Warum das von der Behörde an der Büscherstraße im Jahresvergleich errechnete Plus von insgesamt 23 Köpfen zum 1. September dennoch kein Grund zum Jubeln ist, erläutert Jörg Brackmann. Für den Vorsitzenden der örtlichen Gewerkschaft der Polizei (GdP) steht fest: „Ausreichend ist das Ergebnis bei Weitem nicht, um die durch konsequent schlechte Personalplanung der Vergangenheit abgebauten Stellen ersetzen zu können.“ Rein rechnerisch ergebe sich bei rund 2000 Vollzugsbeamten in Essen und Mülheim ein schmächtiger Gewinn von gerade einmal 0,7 Prozent.

Die Direktion Kriminalität profitiert am stärksten

Zwar werde die Direktion Kriminalität von der aktuellen Zuteilung am stärksten und spürbar profitieren. „Allerdings ist der Aufgabenzuwachs in der Kripo der letzten Jahre trotz der Zuweisung nicht ansatzweise kompensiert,“ ist Brackmann überzeugt. Nach der „Besonderen Aufbauorganisation (BAO) Clan“ sei in Essen auch noch die „Sachrate Syrer“ draufgesattelt worden, nach der BAO Herkules zur Bekämpfung der Kinderpornografie noch die landesweite Zuständigkeit für die Ermittlungen nach Geldautomatensprengungen.

Hinzu kommt: In der größten Direktion „Gefahrenabwehr und Einsatz“, zu der auch der Wach- und Wechseldienst gehört, werde das Essener Präsidium dieses Jahr trotz des Zugewinns insgesamt erneut mit einem zweistelligen Verlust an Stellen leben müssen. Der erkläre sich vor allem durch Abgänge, Stellenwechsel und Teilzeitarbeit, für die es keinen Ersatz gibt.

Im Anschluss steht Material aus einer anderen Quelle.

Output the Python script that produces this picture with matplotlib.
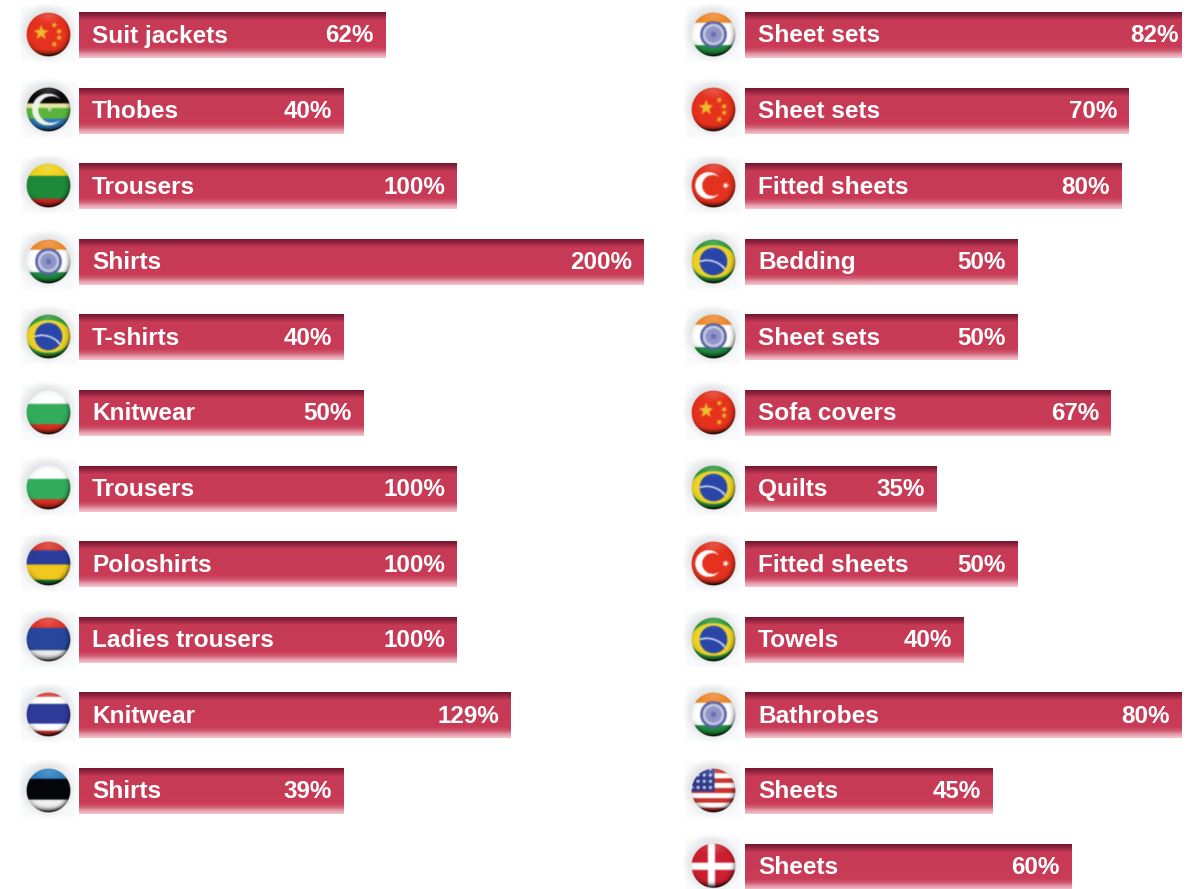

Deutlicher Personalverlust wird spürbar sein

Das bleibe nicht folgenlos: „Insbesondere bei der Wahrnehmung von Sondereinsätzen und geplanten Einsatzlagen wird der Personalverlust bei den Kolleginnen und Kollegen deutlich spürbar sein und die seit Jahren prekäre Lage nochmals verschärfen“, macht der GdP-Vorsitzende mit Blick auf rund 100.000 Überstunden seit 2015 deutlich. Zumindest sei es innerbehördlich durch Verschieben von Kräften gelungen, den Wachdienst auf Vorjahresniveau zu halten, so dass auf der Straße „bei sehr niedrigem Personalniveau keine weitere Verschlechterung stattgefunden hat“. Aber eben auch keine Verbesserung.

Gerade der Personalstamm des Wachdienstes, dessen Streifenbeamte bei fast allen Einsätzen als erste am jeweiligen Einsatzort sind, dürfe nicht weiter auf das Notwendigste gestutzt werden, mahnt der GdP-Vorsitzende Jörg Brackmann. Man stecke hier aber weiter fest im Personaltal.

Polizeipräsidium ist „noch gut“ weggekommen

Unterm Strich sei das Polizeipräsidium Essen im Vergleich zu den Vorjahren diesmal „noch gut weggekommen“, sagt Brackmann und meint damit: „Mit dem leichten Personalplus hat sich die Situation zumindest in weiten Teilen nicht noch weiter verschlechtert.“ Im landesweiten Vergleich gehört die Behörde nicht zu den Abräumern, liegt aber im oberen Mittelfeld. Besser bei der Belastungsbezogenen Kräfteverteilung (BKV) schneiden Bochum (+25,62 bei den Vollzugsbeamten), Dortmund (+29,99) oder Köln (+39,39) ab. BKV-Spitzenreiter ist Wuppertal mit einem rein rechnerischen Zuwachs von 42,25 Kräften auf dem Papier.

Und wie wird sich die Lage im kommenden Jahr entwickeln? „Wir wollen hoffen, dass von den aktuell 3000 eingestellten Polizeibeamten möglichst viele in den Behörden ankommen werden“, sagt Jörg Brackmann.